Basically, an art deco pendant necklace is a piece of wearable history that happens to look fantastic with a 21st-century wardrobe. It’s bold. It’s calculated. It’s a bit aggressive. And in a world of mass-produced, "fast fashion" jewelry that loses its plating after three wears, owning something with real soul and structural integrity is a genuine power move.

Stop looking at the trendy stuff that everyone else is wearing on Instagram. Go find something that was designed when the world was reinventing itself. It’ll look just as good in another hundred years as it does right now.

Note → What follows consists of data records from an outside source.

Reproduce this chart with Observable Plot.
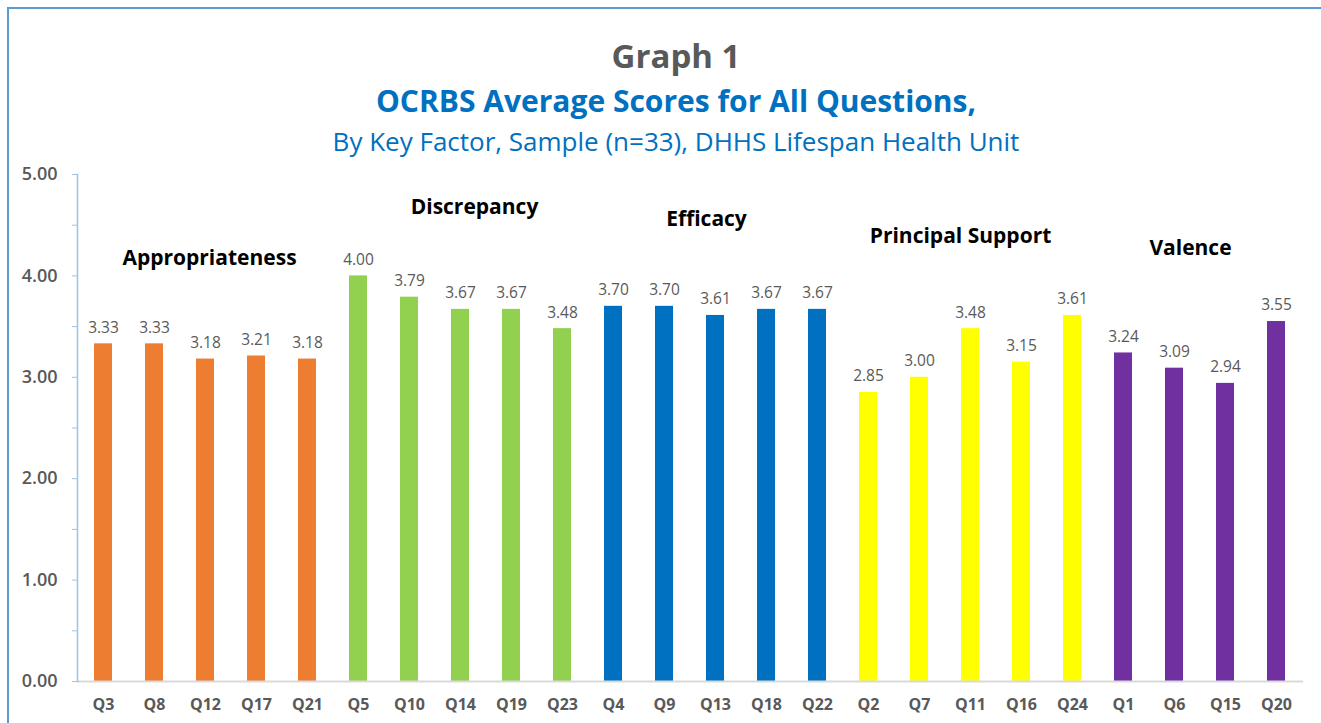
<!DOCTYPE html>
<html><head><meta charset="utf-8">
<script src="https://cdn.jsdelivr.net/npm/d3@7"></script>
<script src="https://cdn.jsdelivr.net/npm/@observablehq/plot@0.6"></script>
<style>
html,body{margin:0;padding:0;background:#fff;width:1321px;height:723px;overflow:hidden;font-family:"Open Sans",sans-serif;}
#wrap{position:relative;width:1321px;height:723px;}
#border{position:absolute;left:7px;top:7px;width:1330px;height:740px;border-top:2px solid #5B9BD5;border-left:2px solid #5B9BD5;box-sizing:border-box;}
.t{position:absolute;left:0;width:1352px;text-align:center;white-space:nowrap;line-height:1.2;}
#t1{top:36px;font-size:33px;font-weight:700;color:#595959;}
#t2{top:83px;font-size:30px;font-weight:700;color:#0070C0;}
#t3{top:126px;font-size:26px;font-weight:400;color:#0070C0;}
#chart{position:absolute;left:0;top:150px;}
</style></head>
<body><div id="wrap"><div id="border"></div>
<div class="t" id="t1">Graph 1</div>
<div class="t" id="t2">OCRBS Average Scores for All Questions,</div>
<div class="t" id="t3">By Key Factor, Sample (n=33), DHHS Lifespan Health Unit</div>
<div id="chart"></div></div>
<script>
const questions = ["Q3","Q8","Q12","Q17","Q21","Q5","Q10","Q14","Q19","Q23","Q4","Q9","Q13","Q18","Q22","Q2","Q7","Q11","Q16","Q24","Q1","Q6","Q15","Q20"];
const factors = ["Appropriateness","Appropriateness","Appropriateness","Appropriateness","Appropriateness","Discrepancy","Discrepancy","Discrepancy","Discrepancy","Discrepancy","Efficacy","Efficacy","Efficacy","Efficacy","Efficacy","Principal Support","Principal Support","Principal Support","Principal Support","Principal Support","Valence","Valence","Valence","Valence"];
const scores = [3.33,3.33,3.18,3.21,3.18,4.00,3.79,3.67,3.67,3.48,3.70,3.70,3.61,3.67,3.67,2.85,3.00,3.48,3.15,3.61,3.24,3.09,2.94,3.55];
const factorNames = ["Appropriateness","Discrepancy","Efficacy","Principal Support","Valence"];
const factorColors = ["#ED7D31","#92D050","#0070C0","#FFFF00","#7030A0"];
const labelAnchorQ = ["Q12","Q14","Q13","Q11","Q6"];
const labelOffset = [4,14,-9,-10,16];
const labelY = [4.17,4.68,4.56,4.39,4.27];
const yTicks = [0,0.5,1,1.5,2,2.5,3,3.5,4,4.5,5];

const data = questions.map((q,i)=>({q, factor: factors[i], score: scores[i]}));
const labels = factorNames.map((f,i)=>({f, q: labelAnchorQ[i], y: labelY[i], dx: labelOffset[i]}));

const chart = Plot.plot({
  width: 1321, height: 573,
  marginTop: 24, marginBottom: 42, marginLeft: 77, marginRight: 18,
  style: {fontFamily: "'Open Sans', sans-serif", background: "transparent"},
  x: {domain: questions, paddingInner: 0.64, paddingOuter: 0.32, label: null},
  y: {domain: [0,5], label: null},
  color: {domain: factorNames, range: factorColors},
  marks: [
    Plot.barY(data, {x: "q", y: "score", fill: "factor"}),
    Plot.ruleY([0], {stroke: "#D9D9D9", strokeWidth: 2}),
    Plot.frame({anchor: "left", stroke: "#9DC3E6", strokeWidth: 1.5}),
    Plot.axisY({ticks: yTicks, tickSize: 5, tickPadding: 15, stroke: "#9DC3E6",
      tickFormat: d => Number.isInteger(d) ? d.toFixed(2) : "",
      fontSize: 18, fontWeight: 600, fill: "#595959", label: null}),
    Plot.axisX({tickSize: 0, tickPadding: 17, fontSize: 16, fontWeight: 700, fill: "#595959", label: null}),
    Plot.text(data, {x: "q", y: "score", text: d => d.score.toFixed(2), dy: -16, fontSize: 15.5, fill: "#595959"}),
    ...labels.map(l => Plot.text([l], {x: "q", y: "y", text: "f", dx: l.dx, fontSize: 21, fontWeight: 700, fill: "#000"}))
  ]
});
document.getElementById("chart").appendChild(chart);
</script></body></html>
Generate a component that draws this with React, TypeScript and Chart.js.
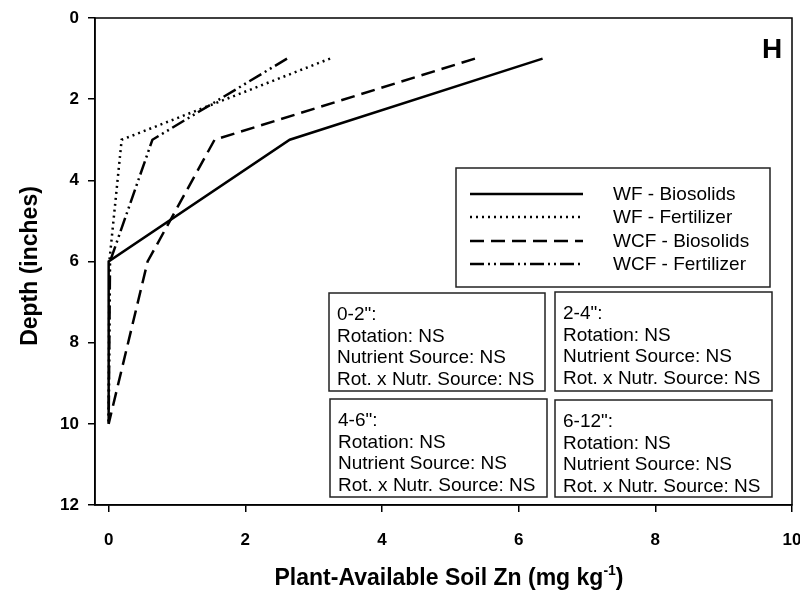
import React, { useEffect, useRef } from "react";
import { Chart, registerables } from "chart.js";

Chart.register(...registerables);

const depths = [1, 3, 6, 10];
const seriesLabels = ["WF - Biosolids", "WF - Fertilizer", "WCF - Biosolids", "WCF - Fertilizer"];
const wfBiosolids = [6.35, 2.65, 0, 0];
const wfFertilizer = [3.24, 0.19, 0.01, 0];
const wcfBiosolids = [5.36, 1.55, 0.57, 0];
const wcfFertilizer = [2.61, 0.64, 0.02, 0];
const xTickValues = [0, 2, 4, 6, 8, 10];
const yTickValues = [0, 2, 4, 6, 8, 10, 12];
const statLabels = ['0-2":', '2-4":', '4-6":', '6-12":'];
const statLines = ["Rotation: NS", "Nutrient Source: NS", "Rot. x Nutr. Source: NS"];
const xTitleMain = "Plant-Available Soil Zn (mg kg";
const xTitleSup = "-1";
const xTitleEnd = ")";
const yTitle = "Depth (inches)";
const panelLetter = "H";

const FONT = "'Liberation Sans', Arial, sans-serif";
const dashes: number[][] = [[], [2, 4], [14, 7], [14, 4, 2, 4, 2, 4]];

const decorPlugin = {
  id: "decor",
  afterDraw(chart: any) {
    const ctx = chart.ctx as CanvasRenderingContext2D;
    const a = chart.chartArea;
    ctx.save();
    // frame
    ctx.strokeStyle = "#000";
    ctx.lineWidth = 1.5;
    ctx.strokeRect(a.left, a.top, a.right - a.left, a.bottom - a.top);

    // panel letter
    ctx.fillStyle = "#000";
    ctx.font = `bold 28px ${FONT}`;
    ctx.textAlign = "center";
    ctx.textBaseline = "alphabetic";
    ctx.fillText(panelLetter, 772, 58);

    // legend
    const lb = { l: 456, t: 168, r: 770, b: 287 };
    ctx.fillStyle = "#fff";
    ctx.fillRect(lb.l, lb.t, lb.r - lb.l, lb.b - lb.t);
    ctx.strokeStyle = "#222";
    ctx.lineWidth = 1.5;
    ctx.strokeRect(lb.l, lb.t, lb.r - lb.l, lb.b - lb.t);
    const rows = [194, 217, 241, 264];
    chart.data.datasets.forEach((ds: any, i: number) => {
      ctx.save();
      ctx.strokeStyle = "#000";
      ctx.lineWidth = 2.5;
      ctx.setLineDash(ds.borderDash || []);
      ctx.beginPath();
      ctx.moveTo(470, rows[i]);
      ctx.lineTo(583, rows[i]);
      ctx.stroke();
      ctx.restore();
      ctx.fillStyle = "#000";
      ctx.font = `19px ${FONT}`;
      ctx.textAlign = "left";
      ctx.textBaseline = "middle";
      ctx.fillText(ds.label, 613, rows[i] + 1);
    });

    // stats boxes
    const boxes = [
      { l: 329, t: 293, r: 545, b: 391 },
      { l: 555, t: 292, r: 772, b: 391 },
      { l: 330, t: 399, r: 547, b: 497 },
      { l: 555, t: 400, r: 772, b: 497 },
    ];
    const offs = [27, 49, 70, 92];
    boxes.forEach((bx, i) => {
      ctx.fillStyle = "#fff";
      ctx.fillRect(bx.l, bx.t, bx.r - bx.l, bx.b - bx.t);
      ctx.strokeStyle = "#222";
      ctx.lineWidth = 1.5;
      ctx.strokeRect(bx.l, bx.t, bx.r - bx.l, bx.b - bx.t);
      ctx.fillStyle = "#000";
      ctx.font = `19px ${FONT}`;
      ctx.textAlign = "left";
      ctx.textBaseline = "alphabetic";
      const lines = [statLabels[i], ...statLines];
      lines.forEach((s, j) => ctx.fillText(s, bx.l + 8, bx.t + offs[j]));
    });

    // x title with superscript
    ctx.fillStyle = "#000";
    ctx.textAlign = "left";
    ctx.textBaseline = "alphabetic";
    const mainFont = `bold 23px ${FONT}`;
    const supFont = `bold 14px ${FONT}`;
    ctx.font = mainFont;
    const w1 = ctx.measureText(xTitleMain).width;
    const w3 = ctx.measureText(xTitleEnd).width;
    ctx.font = supFont;
    const w2 = ctx.measureText(xTitleSup).width;
    const cx = 449;
    let x = cx - (w1 + w2 + w3) / 2;
    const base = 585;
    ctx.font = mainFont;
    ctx.fillText(xTitleMain, x, base);
    x += w1;
    ctx.font = supFont;
    ctx.fillText(xTitleSup, x, base - 10);
    x += w2;
    ctx.font = mainFont;
    ctx.fillText(xTitleEnd, x, base);

    // y title
    ctx.save();
    ctx.translate(37, 266);
    ctx.rotate(-Math.PI / 2);
    ctx.textAlign = "center";
    ctx.font = mainFont;
    ctx.fillText(yTitle, 0, 0);
    ctx.restore();

    ctx.restore();
  },
};

export default function App() {
  const ref = useRef<HTMLCanvasElement | null>(null);
  useEffect(() => {
    if (!ref.current) return;
    const series = [wfBiosolids, wfFertilizer, wcfBiosolids, wcfFertilizer];
    const chart = new Chart(ref.current, {
      type: "line",
      data: {
        datasets: series.map((vals, i) => ({
          label: seriesLabels[i],
          data: vals.map((v, k) => ({ x: v, y: depths[k] })),
          borderColor: "#000",
          borderWidth: 2.5,
          borderDash: dashes[i],
          pointRadius: 0,
          fill: false,
          tension: 0,
        })),
      },
      options: {
        animation: false,
        responsive: false,
        devicePixelRatio: 1,
        layout: { padding: { top: 18, right: 18, left: 0, bottom: 0 } },
        plugins: { legend: { display: false }, tooltip: { enabled: false } },
        scales: {
          x: {
            type: "linear",
            min: -0.2,
            max: 10,
            afterBuildTicks: (s: any) => {
              s.ticks = xTickValues.map((v) => ({ value: v }));
            },
            afterFit: (s: any) => {
              s.height = 90;
              s.paddingLeft = 0;
              s.paddingRight = 0;
            },
            border: { display: true, color: "#000", width: 1.5 },
            grid: { display: true, drawOnChartArea: false, drawTicks: true, tickLength: 7, color: "#000", lineWidth: 1.5 },
            ticks: { color: "#000", padding: 18, font: { family: FONT, size: 17, weight: "bold" }, maxRotation: 0 },
          },
          y: {
            type: "linear",
            reverse: true,
            min: 0,
            max: 12,
            afterBuildTicks: (s: any) => {
              s.ticks = yTickValues.map((v) => ({ value: v }));
            },
            afterFit: (s: any) => {
              s.width = 95;
              s.paddingTop = 0;
              s.paddingBottom = 0;
            },
            border: { display: true, color: "#000", width: 1.5 },
            grid: { display: true, drawOnChartArea: false, drawTicks: true, tickLength: 7, color: "#000", lineWidth: 1.5 },
            ticks: { color: "#000", padding: 9, font: { family: FONT, size: 17, weight: "bold" } },
          },
        },
      } as any,
      plugins: [decorPlugin],
    });
    return () => chart.destroy();
  }, []);
  return (
    <div style={{ position: "absolute", left: 0, top: 0, width: 800, height: 595, overflow: "hidden", background: "#fff" }}>
      <canvas ref={ref} width={810} height={595} style={{ width: 810, height: 595, display: "block" }} />
    </div>
  );
}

Actionable Insights for Buyers:

  • Audit the hallmarks: Use a jeweler’s loupe (10x magnification) to check the clasp and the back of the pendant for tiny stamps. "Iridium Platinum" is a common high-quality mark from the 1920s.
  • Prioritize symmetry: If one side of a geometric pendant is even slightly off-kilter compared to the other, it’s likely a low-quality reproduction. Original Deco was obsessed with mathematical precision.
  • Consider "Conversion" Jewelry: Many Art Deco pendants actually started life as brooches. If you find a "converted" piece, it’s often a more affordable way to get an authentic period diamond or sapphire setting on a modern chain.
  • Maintenance: Never put an Art Deco piece with emeralds or opals in an ultrasonic cleaner. The vibrations can shatter the stones or wash out the oils used to treat them. Stick to warm water, mild dish soap, and a very soft toothbrush.